## Exercise prompt
Copy out every line containing the word "document".

----

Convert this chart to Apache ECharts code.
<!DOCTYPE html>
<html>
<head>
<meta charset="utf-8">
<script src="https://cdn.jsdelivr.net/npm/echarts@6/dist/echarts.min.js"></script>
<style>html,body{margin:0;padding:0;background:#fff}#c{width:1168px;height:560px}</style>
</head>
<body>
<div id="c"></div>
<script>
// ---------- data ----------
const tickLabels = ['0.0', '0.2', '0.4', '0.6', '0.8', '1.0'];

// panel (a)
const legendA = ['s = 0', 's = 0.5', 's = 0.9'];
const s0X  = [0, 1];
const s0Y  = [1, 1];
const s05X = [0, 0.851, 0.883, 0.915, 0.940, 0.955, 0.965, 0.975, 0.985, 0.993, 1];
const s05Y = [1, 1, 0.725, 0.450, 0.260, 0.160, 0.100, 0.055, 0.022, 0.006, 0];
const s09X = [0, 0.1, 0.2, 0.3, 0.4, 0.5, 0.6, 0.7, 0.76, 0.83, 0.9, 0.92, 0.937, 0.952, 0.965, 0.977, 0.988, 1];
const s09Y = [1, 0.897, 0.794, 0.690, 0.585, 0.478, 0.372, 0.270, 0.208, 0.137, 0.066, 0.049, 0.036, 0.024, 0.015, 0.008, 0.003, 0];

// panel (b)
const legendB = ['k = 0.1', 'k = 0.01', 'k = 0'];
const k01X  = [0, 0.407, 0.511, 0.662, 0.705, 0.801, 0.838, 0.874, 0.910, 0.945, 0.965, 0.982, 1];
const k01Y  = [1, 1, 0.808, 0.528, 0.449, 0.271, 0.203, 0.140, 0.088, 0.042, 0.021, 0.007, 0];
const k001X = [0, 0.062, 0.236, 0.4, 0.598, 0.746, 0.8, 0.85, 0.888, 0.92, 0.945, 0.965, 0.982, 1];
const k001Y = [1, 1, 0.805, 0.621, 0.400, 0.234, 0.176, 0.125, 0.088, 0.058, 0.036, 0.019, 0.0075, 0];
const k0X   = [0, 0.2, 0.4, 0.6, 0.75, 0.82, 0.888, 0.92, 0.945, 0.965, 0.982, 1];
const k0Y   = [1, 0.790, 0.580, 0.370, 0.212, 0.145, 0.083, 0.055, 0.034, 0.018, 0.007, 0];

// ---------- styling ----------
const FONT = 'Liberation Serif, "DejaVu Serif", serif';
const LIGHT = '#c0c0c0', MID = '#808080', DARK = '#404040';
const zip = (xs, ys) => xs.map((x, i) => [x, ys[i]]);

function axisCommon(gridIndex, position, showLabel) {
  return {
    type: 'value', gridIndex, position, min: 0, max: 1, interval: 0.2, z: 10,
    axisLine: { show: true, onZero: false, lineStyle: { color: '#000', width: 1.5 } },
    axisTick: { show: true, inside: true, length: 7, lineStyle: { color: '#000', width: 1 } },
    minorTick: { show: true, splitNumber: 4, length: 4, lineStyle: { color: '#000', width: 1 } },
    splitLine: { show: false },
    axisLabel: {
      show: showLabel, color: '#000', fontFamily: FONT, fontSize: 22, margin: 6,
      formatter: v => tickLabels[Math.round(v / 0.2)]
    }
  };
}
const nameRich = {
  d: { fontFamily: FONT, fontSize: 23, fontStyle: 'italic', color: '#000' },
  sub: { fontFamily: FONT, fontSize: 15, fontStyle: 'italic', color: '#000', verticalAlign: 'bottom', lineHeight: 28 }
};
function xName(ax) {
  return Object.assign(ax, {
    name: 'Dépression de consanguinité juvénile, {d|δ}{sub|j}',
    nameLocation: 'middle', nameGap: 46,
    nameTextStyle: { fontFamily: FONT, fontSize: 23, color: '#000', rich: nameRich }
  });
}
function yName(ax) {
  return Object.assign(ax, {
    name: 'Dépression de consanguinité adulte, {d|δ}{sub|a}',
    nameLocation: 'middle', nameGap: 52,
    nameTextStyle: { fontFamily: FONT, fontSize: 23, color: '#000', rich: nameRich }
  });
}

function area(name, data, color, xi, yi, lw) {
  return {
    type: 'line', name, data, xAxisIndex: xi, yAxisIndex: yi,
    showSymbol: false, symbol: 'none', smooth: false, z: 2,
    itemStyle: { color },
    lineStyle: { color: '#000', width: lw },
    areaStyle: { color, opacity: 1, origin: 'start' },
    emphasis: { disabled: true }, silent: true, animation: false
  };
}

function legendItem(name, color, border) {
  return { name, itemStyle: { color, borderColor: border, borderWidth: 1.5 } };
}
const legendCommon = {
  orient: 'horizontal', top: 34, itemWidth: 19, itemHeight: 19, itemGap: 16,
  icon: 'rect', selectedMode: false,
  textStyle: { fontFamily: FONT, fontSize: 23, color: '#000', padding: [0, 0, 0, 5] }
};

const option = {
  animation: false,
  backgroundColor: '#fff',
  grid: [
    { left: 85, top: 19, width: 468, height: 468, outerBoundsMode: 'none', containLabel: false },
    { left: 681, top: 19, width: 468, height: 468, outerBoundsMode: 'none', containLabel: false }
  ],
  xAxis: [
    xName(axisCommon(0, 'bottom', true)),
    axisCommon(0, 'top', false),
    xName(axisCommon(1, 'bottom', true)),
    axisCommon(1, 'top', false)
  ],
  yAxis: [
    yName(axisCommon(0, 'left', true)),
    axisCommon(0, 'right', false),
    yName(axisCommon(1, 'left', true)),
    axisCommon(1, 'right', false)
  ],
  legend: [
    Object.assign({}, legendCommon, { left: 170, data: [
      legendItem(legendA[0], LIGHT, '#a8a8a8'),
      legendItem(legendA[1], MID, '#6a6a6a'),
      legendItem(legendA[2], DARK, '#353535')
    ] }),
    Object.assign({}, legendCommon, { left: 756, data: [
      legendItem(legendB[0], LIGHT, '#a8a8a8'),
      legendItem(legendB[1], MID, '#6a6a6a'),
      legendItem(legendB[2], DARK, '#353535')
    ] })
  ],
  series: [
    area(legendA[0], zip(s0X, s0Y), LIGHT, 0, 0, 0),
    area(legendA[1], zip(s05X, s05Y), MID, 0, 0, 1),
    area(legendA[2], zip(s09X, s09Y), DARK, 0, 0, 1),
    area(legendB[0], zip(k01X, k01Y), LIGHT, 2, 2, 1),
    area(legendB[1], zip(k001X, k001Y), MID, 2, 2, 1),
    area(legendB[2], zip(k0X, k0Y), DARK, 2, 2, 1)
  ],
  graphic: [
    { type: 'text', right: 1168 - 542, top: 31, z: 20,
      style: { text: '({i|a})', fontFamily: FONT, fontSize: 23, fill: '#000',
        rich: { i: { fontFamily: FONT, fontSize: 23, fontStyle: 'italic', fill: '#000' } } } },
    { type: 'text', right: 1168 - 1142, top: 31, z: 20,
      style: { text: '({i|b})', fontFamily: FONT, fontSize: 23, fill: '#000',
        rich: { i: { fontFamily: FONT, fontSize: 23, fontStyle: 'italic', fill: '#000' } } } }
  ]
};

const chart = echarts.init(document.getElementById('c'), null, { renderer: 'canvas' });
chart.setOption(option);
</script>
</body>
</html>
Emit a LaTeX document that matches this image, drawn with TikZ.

----

## Task output
const chart = echarts.init(document.getElementById('c'), null, { renderer: 'canvas' });
Emit a LaTeX document that matches this image, drawn with TikZ.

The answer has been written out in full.